## RECORDS PROVIDED:
======

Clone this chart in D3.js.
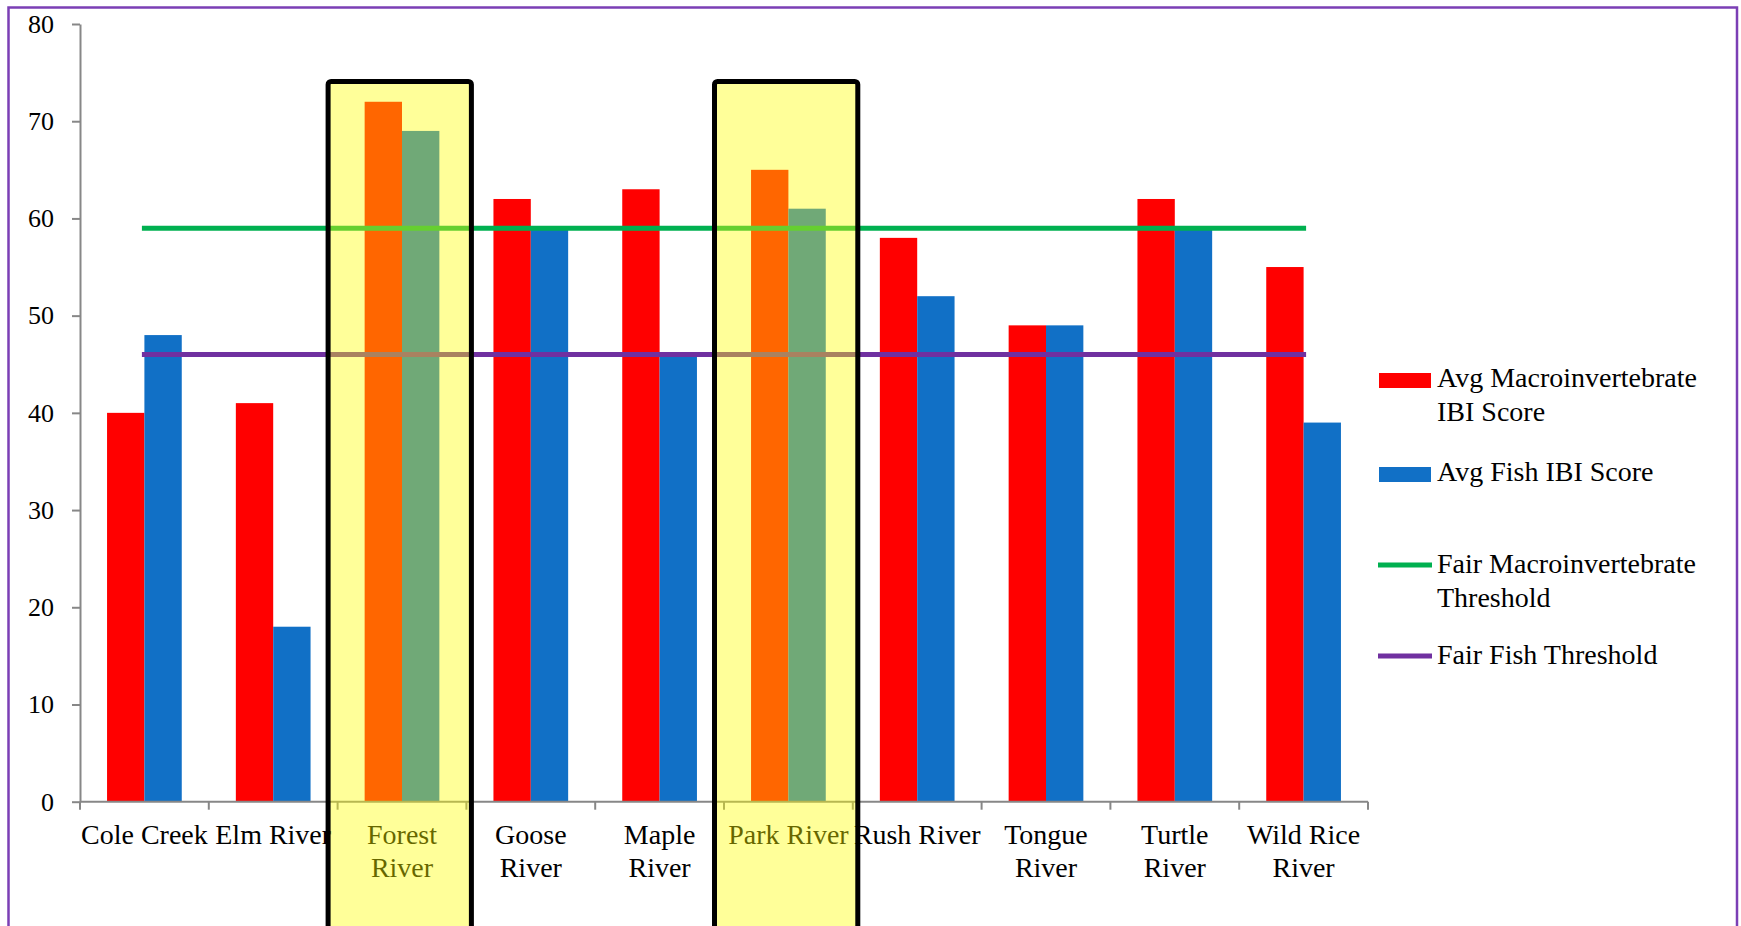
<!DOCTYPE html>
<html>
<head>
<meta charset="utf-8">
<script src="https://cdn.jsdelivr.net/npm/d3@7"></script>
<style>
  body { margin: 0; background: #ffffff; }
  svg { display: block; font-family: "Liberation Serif", "Times New Roman", serif; }
</style>
</head>
<body>
<svg id="chart" width="1741" height="926"></svg>
<script>
// River sites and their average IBI scores
const categories = ["Cole Creek", "Elm River", "Forest River", "Goose River", "Maple River",
                    "Park River", "Rush River", "Tongue River", "Turtle River", "Wild Rice River"];
const macroScores = [40, 41, 72, 62, 63, 65, 58, 49, 62, 55];
const fishScores  = [48, 18, 69, 59, 46, 61, 52, 49, 59, 39];

// "Fair" condition thresholds, drawn as flat lines across all sites
const macroThreshold = [59, 59, 59, 59, 59, 59, 59, 59, 59, 59];
const fishThreshold  = [46, 46, 46, 46, 46, 46, 46, 46, 46, 46];

// Sites called out with a highlight box
const highlighted = ["Forest River", "Park River"];

const yTicks = [0, 10, 20, 30, 40, 50, 60, 70, 80];

const barSeries  = ["Avg Macroinvertebrate IBI Score", "Avg Fish IBI Score"];
const lineSeries = ["Fair Macroinvertebrate Threshold", "Fair Fish Threshold"];

const colors = {
  macro: "#ff0000",
  fish: "#1170c6",
  macroLine: "#00b050",
  fishLine: "#7030a0",
  axis: "#878787",
  frame: "#7b3fb5"
};

const svg = d3.select("#chart");
const W = 1741, H = 926;
const plot = { left: 80, right: 1368, top: 24, bottom: 801.7 };

svg.append("rect").attr("width", W).attr("height", H).attr("fill", "#ffffff");

// Outer frame (bottom edge runs off the page)
svg.append("rect")
  .attr("x", 8.5).attr("y", 7.5)
  .attr("width", 1737 - 8.5).attr("height", H + 20)
  .attr("fill", "none").attr("stroke", colors.frame).attr("stroke-width", 2.5);

// Scales
const x = d3.scaleBand().domain(categories).range([plot.left, plot.right]).paddingInner(0).paddingOuter(0);
const bw = x.bandwidth();
const xSub = d3.scaleBand().domain(barSeries).range([0, bw]).paddingInner(0).paddingOuter(0.724);
const y = d3.scaleLinear().domain([0, 80]).range([plot.bottom, plot.top]);

// Bars
const rows = categories.map((c, i) => ({ cat: c, values: [macroScores[i], fishScores[i]] }));
const groups = svg.append("g").selectAll("g").data(rows).join("g")
  .attr("transform", d => `translate(${x(d.cat)},0)`);
groups.selectAll("rect")
  .data(d => d.values.map((v, k) => ({ key: barSeries[k], v })))
  .join("rect")
  .attr("x", d => xSub(d.key))
  .attr("width", xSub.bandwidth())
  .attr("y", d => y(d.v))
  .attr("height", d => y(0) - y(d.v))
  .attr("fill", (d, k) => k === 0 ? colors.macro : colors.fish);

// Threshold lines, from first site centre to last site centre
const line = d3.line()
  .x((d, i) => x(categories[i]) + bw / 2)
  .y(d => y(d));
[[macroThreshold, colors.macroLine], [fishThreshold, colors.fishLine]].forEach(([vals, col]) => {
  svg.append("path")
    .datum(vals)
    .attr("d", line)
    .attr("fill", "none")
    .attr("stroke", col)
    .attr("stroke-width", 5)
    .attr("stroke-linecap", "square");
});

// Y axis
const yAxis = svg.append("g")
  .attr("transform", `translate(${plot.left},0)`)
  .call(d3.axisLeft(y).tickValues(yTicks).tickSize(8).tickSizeOuter(0).tickPadding(18));
yAxis.select(".domain").attr("stroke", colors.axis).attr("stroke-width", 2);
yAxis.selectAll(".tick line").attr("stroke", colors.axis).attr("stroke-width", 2);
yAxis.selectAll(".tick text")
  .attr("fill", "#000").attr("font-size", 26)
  .attr("font-family", "'Liberation Serif', serif");

// X axis: baseline plus ticks at category boundaries
const xAxis = svg.append("g");
xAxis.append("line")
  .attr("x1", plot.left).attr("x2", plot.right)
  .attr("y1", y(0)).attr("y2", y(0))
  .attr("stroke", colors.axis).attr("stroke-width", 2);
const bounds = categories.map(c => x(c)).concat([x(categories[categories.length - 1]) + bw]);
xAxis.selectAll("line.tick").data(bounds).join("line")
  .attr("class", "tick")
  .attr("x1", d => d).attr("x2", d => d)
  .attr("y1", y(0)).attr("y2", y(0) + 8)
  .attr("stroke", colors.axis).attr("stroke-width", 2);

// Greedy word wrap to a pixel width
function wrapWords(textSel, str, maxW) {
  const words = str.split(" ");
  const lines = [];
  let cur = "";
  words.forEach(w => {
    const trial = cur ? cur + " " + w : w;
    textSel.text(trial);
    if (cur && textSel.node().getComputedTextLength() > maxW) {
      lines.push(cur);
      cur = w;
    } else {
      cur = trial;
    }
  });
  if (cur) lines.push(cur);
  textSel.text(null);
  return lines;
}

// Category labels
const labelG = svg.append("g");
categories.forEach(c => {
  const t = labelG.append("text")
    .attr("font-size", 28).attr("fill", "#000").attr("text-anchor", "middle");
  const lines = wrapWords(t, c, bw);
  lines.forEach((ln, i) => {
    t.append("tspan")
      .attr("x", x(c) + bw / 2)
      .attr("y", 844 + i * 33)
      .text(ln);
  });
});

// Legend
const legendItems = [
  { name: barSeries[0], type: "bar", color: colors.macro, base: 387 },
  { name: barSeries[1], type: "bar", color: colors.fish, base: 481 },
  { name: lineSeries[0], type: "line", color: colors.macroLine, base: 573 },
  { name: lineSeries[1], type: "line", color: colors.fishLine, base: 664 }
];
const legend = svg.append("g");
legendItems.forEach(item => {
  if (item.type === "bar") {
    legend.append("rect")
      .attr("x", 1379).attr("y", item.base - 14)
      .attr("width", 52).attr("height", 15)
      .attr("fill", item.color);
  } else {
    legend.append("line")
      .attr("x1", 1378).attr("x2", 1432)
      .attr("y1", item.base - 8).attr("y2", item.base - 8)
      .attr("stroke", item.color).attr("stroke-width", 5);
  }
  const t = legend.append("text").attr("font-size", 28).attr("fill", "#000");
  const lines = wrapWords(t, item.name, 295);
  lines.forEach((ln, i) => {
    t.append("tspan").attr("x", 1437).attr("y", item.base + i * 34).text(ln);
  });
});

// Highlight boxes: translucent yellow wash with a heavy black outline
const hl = svg.append("g");
highlighted.forEach(c => {
  const bx = x(c) - 9.5, bwid = bw + 14.5, by = 81.5;
  hl.append("rect")
    .attr("x", bx).attr("y", by)
    .attr("width", bwid).attr("height", H + 40 - by)
    .attr("fill", "#ffff00").attr("fill-opacity", 0.4);
  hl.append("rect")
    .attr("x", bx).attr("y", by)
    .attr("width", bwid).attr("height", H + 40 - by)
    .attr("rx", 3)
    .attr("fill", "none").attr("stroke", "#000").attr("stroke-width", 5);
});
</script>
</body>
</html>
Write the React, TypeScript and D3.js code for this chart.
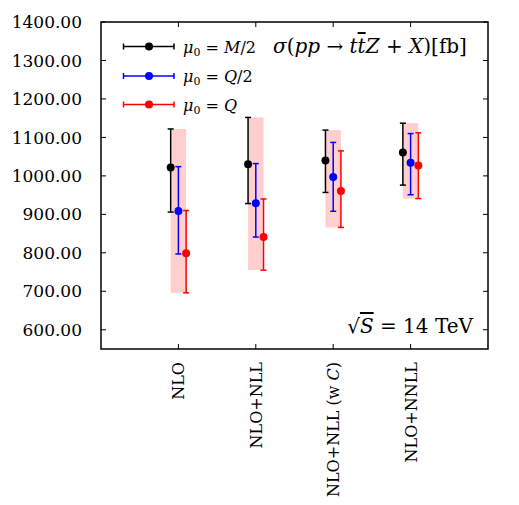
import * as d3 from 'd3';
import { useEffect, useRef } from 'react';

// categories on the x axis
const categories = ['NLO', 'NLO+NLL', 'NLO+NLL (w C)', 'NLO+NNLL'];

// mu0 = M/2
const m2Central = [1022, 1030, 1040, 1061];
const m2Low = [906, 928, 957, 976];
const m2High = [1122, 1152, 1119, 1137];

// mu0 = Q/2
const q2Central = [909, 929, 997, 1034];
const q2Low = [797, 841, 908, 951];
const q2High = [1024, 1032, 1087, 1110];

// mu0 = Q
const qCentral = [799, 841, 961, 1027];
const qLow = [696, 755, 866, 941];
const qHigh = [910, 940, 1065, 1112];

const yTicks = [600, 700, 800, 900, 1000, 1100, 1200, 1300, 1400];

const FONT = 'DejaVu Serif, serif';

const App = () => {
    const ref = useRef<SVGSVGElement>(null);

    useEffect(() => {
        const left = 101, right = 488, top = 22, bottom = 349;

        const svg = d3.select(ref.current);
        svg.selectAll('*').remove();

        const x = d3.scaleLinear().domain([0, 5]).range([left, right]);
        const y = d3.scaleLinear().domain([550, 1400]).range([bottom, top]);
        const off = 0.1;

        const series = [
            { label: 'M', color: '#000000', shift: -off, c: m2Central, lo: m2Low, hi: m2High, half: true },
            { label: 'Q', color: '#0000ff', shift: 0, c: q2Central, lo: q2Low, hi: q2High, half: true },
            { label: 'Q', color: '#ff0000', shift: off, c: qCentral, lo: qLow, hi: qHigh, half: false },
        ];

        // pink envelope band
        categories.forEach((_, i) => {
            const lo = d3.min(series, (s) => s.lo[i]) as number;
            const hi = d3.max(series, (s) => s.hi[i]) as number;
            svg.append('rect')
                .attr('x', x(i + 1 - off))
                .attr('y', y(hi))
                .attr('width', x(i + 1 + off) - x(i + 1 - off))
                .attr('height', y(lo) - y(hi))
                .attr('fill', '#ffcfcf');
        });

        // error bars
        const cap = 3;
        series.forEach((s) => {
            const g = svg.append('g').attr('stroke', s.color).attr('stroke-width', 1.5);
            categories.forEach((_, i) => {
                const cx = x(i + 1 + s.shift);
                g.append('line').attr('x1', cx).attr('x2', cx).attr('y1', y(s.lo[i])).attr('y2', y(s.hi[i]));
                g.append('line').attr('x1', cx - cap).attr('x2', cx + cap).attr('y1', y(s.lo[i])).attr('y2', y(s.lo[i]));
                g.append('line').attr('x1', cx - cap).attr('x2', cx + cap).attr('y1', y(s.hi[i])).attr('y2', y(s.hi[i]));
            });
            svg.selectAll(null)
                .data(s.c)
                .enter()
                .append('circle')
                .attr('cx', (_, i) => x(i + 1 + s.shift))
                .attr('cy', (d) => y(d))
                .attr('r', 4)
                .attr('fill', s.color);
        });

        // frame
        svg.append('rect')
            .attr('x', left).attr('y', top)
            .attr('width', right - left).attr('height', bottom - top)
            .attr('fill', 'none').attr('stroke', 'black').attr('stroke-width', 1.5);

        // y ticks (inward, both sides)
        const tl = 5;
        yTicks.forEach((t) => {
            svg.append('line').attr('x1', left).attr('x2', left + tl).attr('y1', y(t)).attr('y2', y(t)).attr('stroke', 'black');
            svg.append('line').attr('x1', right - tl).attr('x2', right).attr('y1', y(t)).attr('y2', y(t)).attr('stroke', 'black');
            svg.append('text')
                .attr('x', left - 19)
                .attr('y', y(t))
                .attr('dy', '0.36em')
                .attr('text-anchor', 'end')
                .style('font-family', FONT)
                .style('font-size', '17px')
                .text(d3.format('.2f')(t));
        });

        // x ticks and labels
        categories.forEach((c, i) => {
            const px = x(i + 1);
            svg.append('line').attr('x1', px).attr('x2', px).attr('y1', bottom).attr('y2', bottom - tl).attr('stroke', 'black');
            svg.append('line').attr('x1', px).attr('x2', px).attr('y1', top).attr('y2', top + tl).attr('stroke', 'black');
            const txt = svg.append('text')
                .attr('transform', `translate(${px + 6},${bottom + 13}) rotate(-90)`)
                .attr('text-anchor', 'end')
                .style('font-family', FONT)
                .style('font-size', '16px');
            if (c.endsWith('(w C)')) {
                txt.append('tspan').text('NLO+NLL (w ');
                txt.append('tspan').style('font-style', 'italic').text('C');
                txt.append('tspan').text(')');
            } else {
                txt.text(c);
            }
        });

        // legend
        const legY = [46.5, 76, 104.5];
        series.forEach((s, k) => {
            const ly = legY[k];
            const g = svg.append('g').attr('stroke', s.color).attr('stroke-width', 1.5);
            g.append('line').attr('x1', 123.5).attr('x2', 174).attr('y1', ly).attr('y2', ly);
            g.append('line').attr('x1', 123.5).attr('x2', 123.5).attr('y1', ly - cap).attr('y2', ly + cap);
            g.append('line').attr('x1', 174).attr('x2', 174).attr('y1', ly - cap).attr('y2', ly + cap);
            svg.append('circle').attr('cx', 149).attr('cy', ly).attr('r', 4).attr('fill', s.color);
            const t = svg.append('text')
                .attr('x', 183)
                .attr('y', ly + 6)
                .style('font-family', FONT)
                .style('font-size', '16px');
            t.append('tspan').style('font-style', 'italic').text('μ');
            t.append('tspan').attr('dy', 3).style('font-size', '11px').text('0');
            t.append('tspan').attr('dy', -3).text(' = ');
            t.append('tspan').style('font-style', 'italic').text(s.label);
            if (s.half) t.append('tspan').text('/2');
        });

        // title
        const title = svg.append('text')
            .attr('x', 273)
            .attr('y', 53)
            .style('font-family', FONT)
            .style('font-size', '20px');
        title.append('tspan').style('font-style', 'italic').text('σ');
        title.append('tspan').text('(');
        title.append('tspan').style('font-style', 'italic').text('pp');
        title.append('tspan').text(' → ');
        title.append('tspan').style('font-style', 'italic').text('t');
        title.append('tspan').style('font-style', 'italic').style('text-decoration', 'overline').text('t');
        title.append('tspan').style('font-style', 'italic').text('Z');
        title.append('tspan').text(' + ');
        title.append('tspan').style('font-style', 'italic').text('X');
        title.append('tspan').text(')[fb]');

        // energy label
        const en = svg.append('text')
            .attr('x', 473)
            .attr('y', 333)
            .attr('text-anchor', 'end')
            .style('font-family', FONT)
            .style('font-size', '20px');
        en.append('tspan').text('√');
        en.append('tspan').style('font-style', 'italic').style('text-decoration', 'overline').text('S');
        en.append('tspan').text(' = 14 TeV');
    }, []);

    return (
        <svg
            ref={ref}
            width={519}
            height={505}
            style={{ position: 'absolute', left: 0, top: 0, background: 'white' }}
        />
    );
};

export default App;
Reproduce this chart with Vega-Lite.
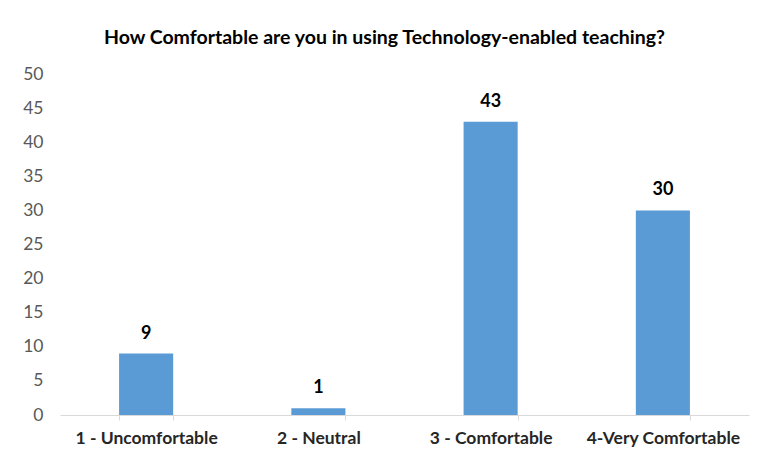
{
  "$schema": "https://vega.github.io/schema/vega-lite/v6.json",
  "width": 689,
  "height": 341,
  "autosize": "none",
  "padding": {"left": 60, "top": 74, "right": 12, "bottom": 47},
  "background": "white",
  "config": {"view": {"stroke": null}, "font": "Lato"},
  "title": {
    "text": "How Comfortable are you in using Technology-enabled teaching?",
    "font": "Lato",
    "fontSize": 19.5,
    "fontWeight": "bold",
    "color": "#000000",
    "anchor": "middle",
    "dx": -20,
    "offset": 17
  },
  "data": {
    "values": [
      {"category": "1 - Uncomfortable", "count": 9},
      {"category": "2 - Neutral", "count": 1},
      {"category": "3 - Comfortable", "count": 43},
      {"category": "4-Very Comfortable", "count": 30}
    ]
  },
  "encoding": {
    "x": {
      "field": "category",
      "type": "nominal",
      "sort": null,
      "scale": {"paddingInner": 0.686, "paddingOuter": 0.343},
      "axis": {
        "title": null,
        "labelAngle": 0,
        "labelFont": "Lato",
        "labelFontSize": 17.5,
        "labelFontWeight": "bold",
        "labelColor": "#262626",
        "labelPadding": 9,
        "domainColor": "#D9D9D9",
        "domainWidth": 1,
        "tickColor": "#D9D9D9",
        "tickSize": 5,
        "tickBand": "extent",
        "grid": false
      }
    },
    "y": {
      "field": "count",
      "type": "quantitative",
      "scale": {"domain": [0, 50]},
      "axis": {
        "title": null,
        "values": [0, 5, 10, 15, 20, 25, 30, 35, 40, 45, 50],
        "grid": false,
        "domain": false,
        "ticks": false,
        "labelFont": "Lato",
        "labelFontSize": 17.5,
        "labelColor": "#595959",
        "labelPadding": 17
      }
    }
  },
  "layer": [
    {"mark": {"type": "bar", "color": "#5B9BD5"}},
    {
      "mark": {"type": "text", "font": "Lato", "fontSize": 18, "fontWeight": "bold", "color": "#000000", "baseline": "alphabetic", "dy": -15},
      "encoding": {"text": {"field": "count", "type": "quantitative"}}
    }
  ]
}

======

## AIM OF THE TASK:
Using the data above, extract exactly the lines from the one containing "Write the React, TypeScript" through the one containing "const q2High = [1024, 1032, 1087, 1110];". Pictures are left out.

## TASK RESPONSE:
Write the React, TypeScript and D3.js code for this chart.
import * as d3 from 'd3';
import { useEffect, useRef } from 'react';

// categories on the x axis
const categories = ['NLO', 'NLO+NLL', 'NLO+NLL (w C)', 'NLO+NNLL'];

// mu0 = M/2
const m2Central = [1022, 1030, 1040, 1061];
const m2Low = [906, 928, 957, 976];
const m2High = [1122, 1152, 1119, 1137];

// mu0 = Q/2
const q2Central = [909, 929, 997, 1034];
const q2Low = [797, 841, 908, 951];
const q2High = [1024, 1032, 1087, 1110];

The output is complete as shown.